The award was launched by the New York-based Barbara J. Zitwer Agency in collaboration with the Charm Agency in Seoul to discover new voices in the Korean literary scene. After Jin's win a year ago, the book was published in August.
The inspiration for the novel came from a promise that Jin had made to her grandfather, Jin Se-beom, who was diagnosed with terminal cancer. She said her writing was to cherish their precious memories.
“I was really close to my grandfather. He lived in our neighborhood, and I used to visit him often. Our personalities were similar. He was the only one who understood me, even more so than my parents,” said Jin in a recent interview with The Korea Herald in Seoul.
She described him as a vivacious person who was a bit brusque, but warm. He had a penchant for fashion, owning an extensive collection of colorful fedoras. At the age of 60, he went to Beijing to study and returned with an acupuncture license. Jin's eyes sparkled as she recounted tales of her grandfather. He passed away in 2018, before she started work on her novel.
About six years ago, when he was diagnosed with cancer, his strength began to wane. Jin was spending time with him one day when he asked her to take a photo of him, with his eyes closed, from above.
“I took the photo and he said he was curious about how he would look after his death. At that moment, it struck me that I would lose him," she said. "I think my grandfather wanted to be remembered and not forgotten by his loved ones. I felt compelled to write a book in his memory."
The novel is set in a near-future dystopia in which the city introduces a memory management system designed to erase traumatic memories and preserve a utopian facade that controls each person’s memories.
The protagonist, Bom, who wants to protect the memory of her late grandfather, becomes entangled in the secret marketing of a pharmaceutical company that produces memory care drugs. She stumbles upon a shocking secret that the city has concealed for years. The narrative explores mental health issues and trauma, emphasizing the importance of remembering.

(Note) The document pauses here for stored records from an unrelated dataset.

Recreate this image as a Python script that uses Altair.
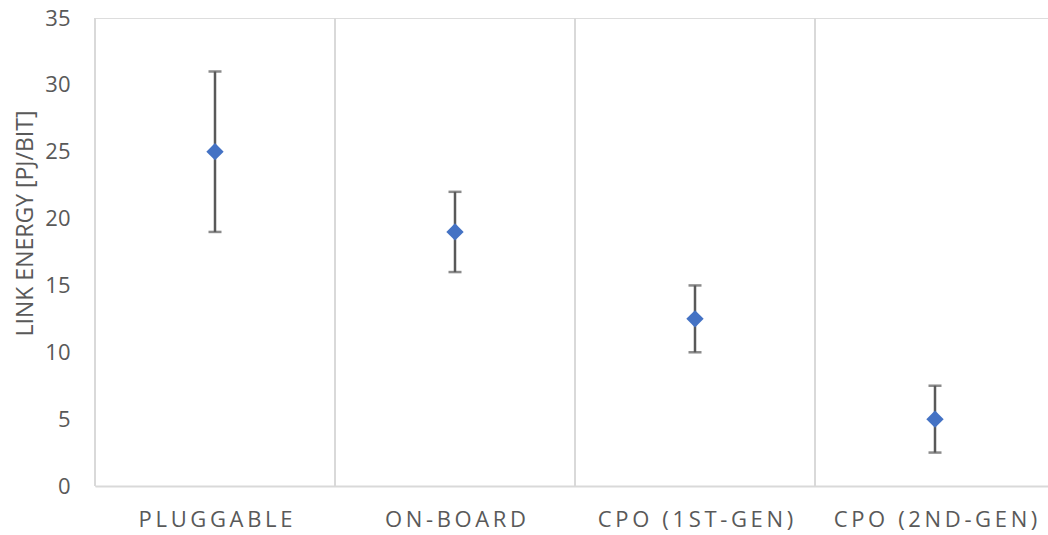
import altair as alt
import pandas as pd

categories = ["PLUGGABLE", "ON-BOARD", "CPO (1ST-GEN)", "CPO (2ND-GEN)"]
values = [25, 19, 12.5, 5]
lows = [19, 16, 10, 2.5]
highs = [31, 22, 15, 7.5]

W, H = 953, 468
BAND = 240
THIN = "\u2009"

df = pd.DataFrame({
    "cat": categories,
    "pos": [i + 0.5 for i in range(len(categories))],
    "value": values,
    "low": lows,
    "high": highs,
})
grid = pd.DataFrame({"g": list(range(len(categories)))})


def spread(s):
    return THIN.join("\u00a0" if ch == " " else ch for ch in s)


spaced = [spread(c) for c in categories]
label_expr = "[" + ",".join("'" + s + "'" for s in spaced) + "][floor(datum.value)]"

xscale = alt.Scale(domain=[0, W / BAND], nice=False, zero=False)
yscale = alt.Scale(domain=[0, 35], nice=False)

FONT = "Open Sans"
GREY = "#595959"

xaxis = alt.Axis(
    values=[0.5, 1.5, 2.5, 3.5], labelExpr=label_expr, title=None,
    grid=False, ticks=False, domain=True, domainColor="#d9d9d9", domainWidth=2,
    labelFont=FONT, labelFontSize=22, labelColor=GREY, labelPadding=23,
    labelLimit=0, labelOverlap=False, labelBound=False, labelFlush=False,
)
yaxis = alt.Axis(
    values=[0, 5, 10, 15, 20, 25, 30, 35], grid=False, ticks=False, domain=False,
    labelFont=FONT, labelFontSize=22, labelColor=GREY, labelPadding=25,
    title="LINK ENERGY [PJ/BIT]", titleFont=FONT, titleFontSize=23,
    titleFontWeight="normal", titleColor=GREY, titleX=-70, titleY=205,
    titleAngle=-90, titleAlign="center", titleBaseline="middle", titleLimit=0,
)

grid_layer = alt.Chart(grid).mark_rule(color="#d9d9d9", strokeWidth=2).encode(
    x=alt.X("g:Q", scale=xscale, axis=xaxis),
    y=alt.value(0),
    y2=alt.value(H),
)

err = alt.Chart(df).mark_rule(color=GREY, strokeWidth=2.5).encode(
    x=alt.X("pos:Q", scale=xscale, axis=xaxis),
    y=alt.Y("low:Q", scale=yscale, axis=yaxis),
    y2="high:Q",
)
cap_lo = alt.Chart(df).mark_tick(color=GREY, thickness=2.5, size=13, orient="horizontal").encode(
    x=alt.X("pos:Q", scale=xscale, axis=xaxis),
    y=alt.Y("low:Q", scale=yscale, axis=yaxis),
)
cap_hi = alt.Chart(df).mark_tick(color=GREY, thickness=2.5, size=13, orient="horizontal").encode(
    x=alt.X("pos:Q", scale=xscale, axis=xaxis),
    y=alt.Y("high:Q", scale=yscale, axis=yaxis),
)
pts = alt.Chart(df).mark_point(shape="diamond", filled=True, color="#4472C4", size=300, opacity=1).encode(
    x=alt.X("pos:Q", scale=xscale, axis=xaxis),
    y=alt.Y("value:Q", scale=yscale, axis=yaxis),
)

chart = alt.layer(grid_layer, err, cap_lo, cap_hi, pts).properties(
    width=W, height=H,
    autosize=alt.AutoSizeParams(type="none"),
    padding={"left": 95, "top": 18, "right": 0, "bottom": 49},
).configure_view(stroke=None).configure(background="white")

chart.save("out.html", embed_options={"renderer": "svg", "actions": False})
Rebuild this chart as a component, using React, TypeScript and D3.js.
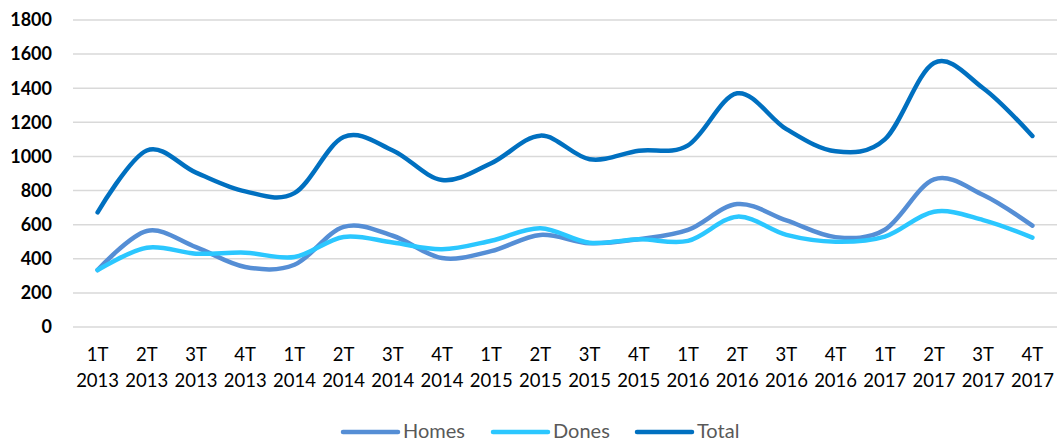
import React from "react";
import * as d3 from "d3";

const quarters = ["1T","2T","3T","4T","1T","2T","3T","4T","1T","2T","3T","4T","1T","2T","3T","4T","1T","2T","3T","4T"];
const years = ["2013","2013","2013","2013","2014","2014","2014","2014","2015","2015","2015","2015","2016","2016","2016","2016","2017","2017","2017","2017"];
const homes = [334, 563, 468, 352, 365, 587, 535, 404, 445, 540, 491, 515, 569, 721, 625, 527, 570, 865, 774, 594];
const dones = [334, 465, 430, 436, 410, 528, 495, 456, 506, 579, 494, 515, 505, 647, 540, 500, 530, 676, 627, 524];
const total = [672, 1035, 905, 795, 785, 1114, 1035, 862, 960, 1122, 984, 1033, 1065, 1370, 1160, 1030, 1100, 1548, 1400, 1120];
const yTicks = [0, 200, 400, 600, 800, 1000, 1200, 1400, 1600, 1800];

const seriesNames = ["Homes", "Dones", "Total"];
const seriesColors = ["#558ED5", "#2BC7FF", "#0070C0"];

export default function App() {
  const W = 1057, H = 443;
  const x = d3.scaleBand<number>().domain(d3.range(quarters.length)).range([73, 1057]);
  const y = d3.scaleLinear().domain([0, 1800]).range([327, 20]);
  const line = d3
    .line<number>()
    .x((_, i) => (x(i) as number) + x.bandwidth() / 2)
    .y((d) => y(d))
    .curve(d3.curveCardinal.tension(0));
  const data = [homes, dones, total];
  const legendX = [343, 493, 637];
  return (
    <svg width={W} height={H} style={{ position: "absolute", left: 0, top: 0, background: "#fff" }}>
      {yTicks.map((t) => (
        <g key={t}>
          <line x1={73} x2={1057} y1={y(t)} y2={y(t)} stroke="#D9D9D9" strokeWidth={1.5} />
          <text x={52} y={y(t)} dy="0.35em" textAnchor="end" fontFamily="Lato" fontWeight="bold" fontSize={18} fill="#000">
            {t}
          </text>
        </g>
      ))}
      {quarters.map((q, i) => {
        const cx = (x(i) as number) + x.bandwidth() / 2;
        return (
          <text key={i} x={cx} textAnchor="middle" fontFamily="Lato" fontSize={18.5} fill="#000">
            <tspan x={cx} y={361}>{q}</tspan>
            <tspan x={cx} y={387}>{years[i]}</tspan>
          </text>
        );
      })}
      {data.map((d, k) => (
        <path key={k} d={line(d) || ""} fill="none" stroke={seriesColors[k]} strokeWidth={4.5} strokeLinecap="round" strokeLinejoin="round" />
      ))}
      {seriesNames.map((n, k) => (
        <g key={n}>
          <line x1={legendX[k]} x2={legendX[k] + 55} y1={432} y2={432} stroke={seriesColors[k]} strokeWidth={4.5} strokeLinecap="round" />
          <text x={legendX[k] + 60} y={438} fontFamily="Lato" fontSize={20} fill="#595959">
            {n}
          </text>
        </g>
      ))}
    </svg>
  );
}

“Some memories validate our existence. Every moment becomes the past, and without memories, we lose our sense of where we come from and where we are headed.”

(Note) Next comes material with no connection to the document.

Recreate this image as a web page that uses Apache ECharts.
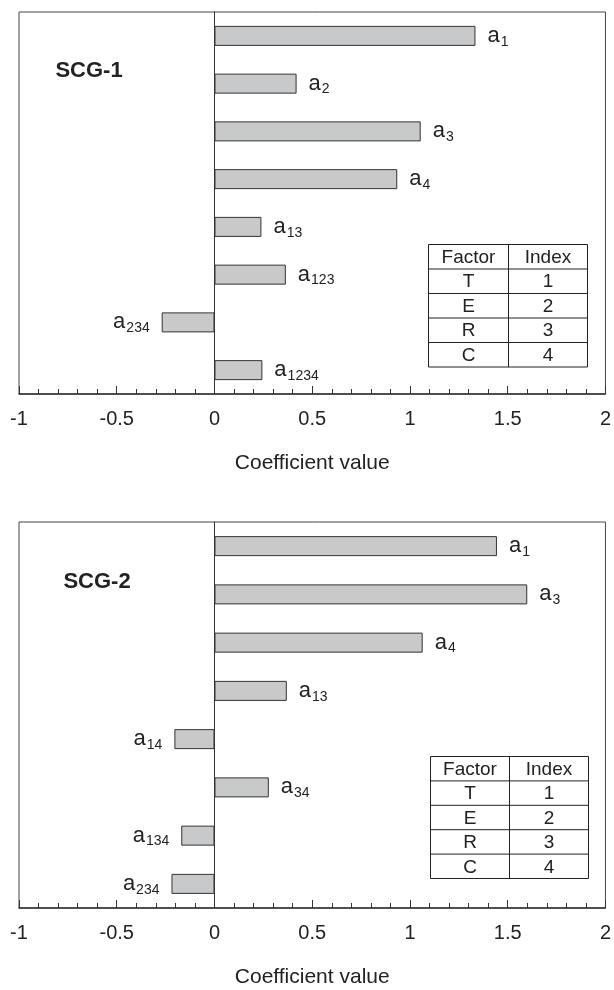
<!DOCTYPE html>
<html>
<head>
<meta charset="utf-8">
<script src="https://cdn.jsdelivr.net/npm/echarts/dist/echarts.min.js"></script>
<style>
html,body{margin:0;padding:0;background:#fff;}
#chart{width:614px;height:990px;}
</style>
</head>
<body>
<div id="chart"></div>
<script>
// ---- data ----
var panelTitles = ['SCG-1', 'SCG-2'];
var categories1 = ['a1', 'a2', 'a3', 'a4', 'a13', 'a123', 'a234', 'a1234'];
var values1 = [1.335, 0.42, 1.055, 0.935, 0.24, 0.365, -0.27, 0.245];
var categories2 = ['a1', 'a3', 'a4', 'a13', 'a14', 'a34', 'a134', 'a234'];
var values2 = [1.445, 1.60, 1.065, 0.37, -0.205, 0.278, -0.17, -0.22];
var xMin = -1, xMax = 2, xInterval = 0.5;
var axisName = 'Coefficient value';
var tableHeader = ['Factor', 'Index'];
var tableFactors = ['T', 'E', 'R', 'C'];
var tableIndices = ['1', '2', '3', '4'];

// ---- chart ----
var FONT = '"Liberation Sans", Arial, sans-serif';
var chart = echarts.init(document.getElementById('chart'), null, {renderer: 'canvas'});

var grids = [
  {left: 19, width: 588, top: 12, height: 382},
  {left: 19, width: 588, top: 522, height: 386}
];

function makeX(i) {
  return {
    type: 'value', gridIndex: i, min: xMin, max: xMax, interval: xInterval,
    name: axisName, nameLocation: 'middle', nameGap: 59,
    nameTextStyle: {fontFamily: FONT, fontSize: 21, color: '#222'},
    axisLine: {show: true, lineStyle: {color: '#333', width: 1.5}},
    axisTick: {show: true, inside: true, length: 8, lineStyle: {color: '#333', width: 1}},
    minorTick: {show: true, splitNumber: 5, length: 5, lineStyle: {color: '#333', width: 1}},
    splitLine: {show: false},
    axisLabel: {fontFamily: FONT, fontSize: 20, color: '#222', margin: 15}
  };
}
function makeY(i, cats) {
  return {
    type: 'category', gridIndex: i, data: cats, inverse: true,
    axisLine: {show: true, onZero: true, lineStyle: {color: '#333', width: 1}},
    axisTick: {show: false}, axisLabel: {show: false}, splitLine: {show: false}
  };
}
var richLabel = {
  b: {fontFamily: FONT, fontSize: 22, lineHeight: 22, color: '#222', verticalAlign: 'top'},
  s: {fontFamily: FONT, fontSize: 14, lineHeight: 14, color: '#222', verticalAlign: 'top', padding: [10, 0, 0, 1]}
};
function makeSeries(i, cats, vals) {
  return {
    type: 'bar', xAxisIndex: i, yAxisIndex: i, barWidth: 20,
    itemStyle: {color: '#c8c9cb', borderColor: '#333', borderWidth: 1},
    label: {
      show: true, distance: 12,
      formatter: function (p) { return '{b|a}{s|' + p.name.slice(1) + '}'; },
      rich: richLabel
    },
    data: vals.map(function (v) {
      return {value: v, label: {position: v < 0 ? 'left' : 'right'}};
    }),
    animation: false
  };
}

function makeTable(x0, x1, xd, y0, rowH) {
  var els = [];
  var rows = [tableHeader].concat(tableFactors.map(function (f, k) { return [f, tableIndices[k]]; }));
  var y1 = y0 + rowH * rows.length;
  els.push({type: 'rect', shape: {x: x0, y: y0, width: x1 - x0, height: y1 - y0},
            style: {fill: '#fff', stroke: '#222', lineWidth: 1}});
  els.push({type: 'line', shape: {x1: xd, y1: y0, x2: xd, y2: y1}, style: {stroke: '#222', lineWidth: 1}});
  for (var r = 1; r < rows.length; r++) {
    els.push({type: 'line', shape: {x1: x0, y1: y0 + r * rowH, x2: x1, y2: y0 + r * rowH},
              style: {stroke: '#222', lineWidth: 1}});
  }
  rows.forEach(function (row, r) {
    var cy = y0 + r * rowH + rowH / 2 + 1;
    els.push({type: 'text', x: (x0 + xd) / 2, y: cy, style: {text: row[0], fontFamily: FONT, fontSize: 19,
              fill: '#222', align: 'center', verticalAlign: 'middle'}});
    els.push({type: 'text', x: (xd + x1) / 2, y: cy, style: {text: row[1], fontFamily: FONT, fontSize: 19,
              fill: '#222', align: 'center', verticalAlign: 'middle'}});
  });
  return els;
}

var graphics = [];
graphics = graphics.concat(makeTable(428.5, 587.5, 508.5, 244.5, 24.5));
graphics = graphics.concat(makeTable(430.5, 588.5, 509.5, 756.5, 24.4));
graphics.push({type: 'text', x: 89, y: 71, style: {text: panelTitles[0], fontFamily: FONT, fontSize: 22,
               fontWeight: 'bold', fill: '#222', align: 'center', verticalAlign: 'middle'}});
graphics.push({type: 'text', x: 97, y: 582, style: {text: panelTitles[1], fontFamily: FONT, fontSize: 22,
               fontWeight: 'bold', fill: '#222', align: 'center', verticalAlign: 'middle'}});

chart.setOption({
  animation: false,
  backgroundColor: '#fff',
  grid: grids.map(function (g) {
    return Object.assign({show: true, borderColor: '#444', borderWidth: 1, backgroundColor: 'transparent', containLabel: false}, g);
  }),
  xAxis: [makeX(0), makeX(1)],
  yAxis: [makeY(0, categories1), makeY(1, categories2)],
  series: [makeSeries(0, categories1, values1), makeSeries(1, categories2, values2)],
  graphic: graphics
});
</script>
</body>
</html>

The book is also an ode to her hometown of Busan, with the port city as the backdrop for the story. Born and raised in Busan, Jin expressed deep affection for her hometown..

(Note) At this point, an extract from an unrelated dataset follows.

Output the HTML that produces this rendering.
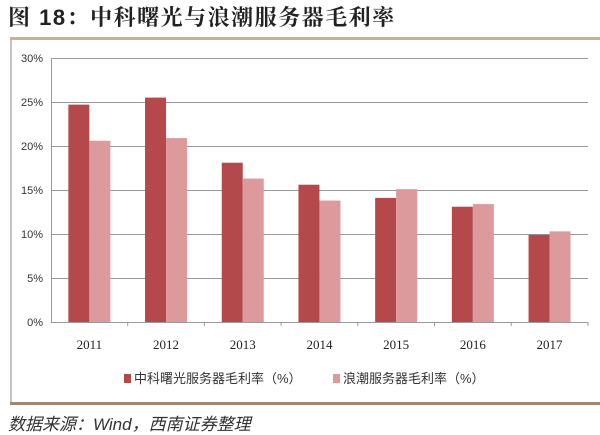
<!DOCTYPE html>
<html><head><meta charset="utf-8"><style>
body{margin:0;background:#fff;width:600px;height:435px;overflow:hidden;position:relative;font-family:"Liberation Sans","Noto Sans CJK SC",sans-serif}
.t{position:absolute;left:8px;top:1px;font-size:22px;font-weight:bold;color:#222;font-family:"Liberation Sans","Noto Serif CJK SC",serif;letter-spacing:1.5px}
.src{position:absolute;left:8px;top:410px;font-size:17px;color:#333;font-style:italic}
</style></head><body>
<div class="t">图 18：中科曙光与浪潮服务器毛利率</div>
<svg width="600" height="435" style="position:absolute;left:0;top:0">
<rect x="10" y="37" width="590" height="3" fill="#c9b199"/>
<line x1="11" y1="40" x2="11" y2="404" stroke="#888" stroke-width="1"/>
<rect x="10" y="402" width="590" height="3" fill="#a08870"/>
<g stroke="#999" stroke-width="1">
<line x1="51" y1="58.5" x2="588" y2="58.5"/><line x1="51" y1="102.5" x2="588" y2="102.5"/>
<line x1="51" y1="146.5" x2="588" y2="146.5"/><line x1="51" y1="190.5" x2="588" y2="190.5"/>
<line x1="51" y1="234.5" x2="588" y2="234.5"/><line x1="51" y1="278.5" x2="588" y2="278.5"/>
</g>
<g font-size="11" fill="#333" text-anchor="end">
<text x="43" y="62">30%</text><text x="43" y="106">25%</text><text x="43" y="150">20%</text><text x="43" y="194">15%</text><text x="43" y="238">10%</text><text x="43" y="282">5%</text><text x="43" y="326">0%</text>
</g>
<g id="bars"></g>
<line x1="51.5" y1="58" x2="51.5" y2="322" stroke="#999"/>
<line x1="51" y1="322.5" x2="588" y2="322.5" stroke="#999"/>
<g font-size="13" fill="#222" text-anchor="middle" font-family="Liberation Serif,serif" id="lab"></g>
<rect x="124" y="374" width="7" height="9" fill="#b5484a"/>
<text x="134" y="383" font-size="13" fill="#333">中科曙光服务器毛利率（%）</text>
<rect x="333" y="374" width="7" height="9" fill="#dc9a9c"/>
<text x="343" y="383" font-size="13" fill="#333">浪潮服务器毛利率（%）</text>
</svg>
<div class="src">数据来源：Wind，西南证券整理</div>
<script>
var r=[24.7,25.5,18.1,15.6,14.1,13.1,9.9],p=[20.6,20.9,16.3,13.8,15.1,13.4,10.3];
var s='',l='';
for(var i=0;i<7;i++){var c=51+76.7*(i+0.5);
var y1=322-r[i]*8.8,y2=322-p[i]*8.8;
s+='<rect x="'+(c-21)+'" y="'+y1+'" width="21" height="'+(322-y1)+'" fill="#b5484a"/>';
s+='<rect x="'+c+'" y="'+y2+'" width="21" height="'+(322-y2)+'" fill="#dc9a9c"/>';
l+='<text x="'+c+'" y="349">'+(2011+i)+'</text>';
s+='<line x1="'+(51+76.7*(i+1))+'" y1="322" x2="'+(51+76.7*(i+1))+'" y2="326" stroke="#999"/>';}
document.getElementById('bars').innerHTML=s;document.getElementById('lab').innerHTML=l;
</script>
</body></html>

The novel features her grandfather's old house, Hillside Road, the Nakdong River and the river island Eulsukdo. Sun City, described as a burgeoning metropolis across the river, draws inspiration from Busan's Myungji-dong and Centum City.
Initially, she attempted to set her story in Seoul, but found herself unable to tell that story.
“I realized that I needed to write what I know, instead of imitating. So I brought Busan and my daily life in this city as the backdrop.”
Jin said she extensively read and researched the city’s urban planning and local folk culture. While writing, she passed the civil service exam and gained employment at the urban planning department of Busan. She is currently on leave for health reasons.
“Busan boasts such a rich history. As the country’s major port city, it has been influenced by various cultures and a constant influx of ideas."
Jin is now working on another story under the working title of “Room Sharing,” which is part of her envisioned “City Trilogy” set in her fictional city inspired by Busan.
Meanwhile, the Barbara J. Zitwer Agency has organized a competition for the translation of "A Prescription for You From Memory Care." Entries will be accepted until Dec. 31, and the selected translator will be entrusted with the complete translation of the work. Penguin Random House will then review the translated version for the potential worldwide distribution of the English-language edition.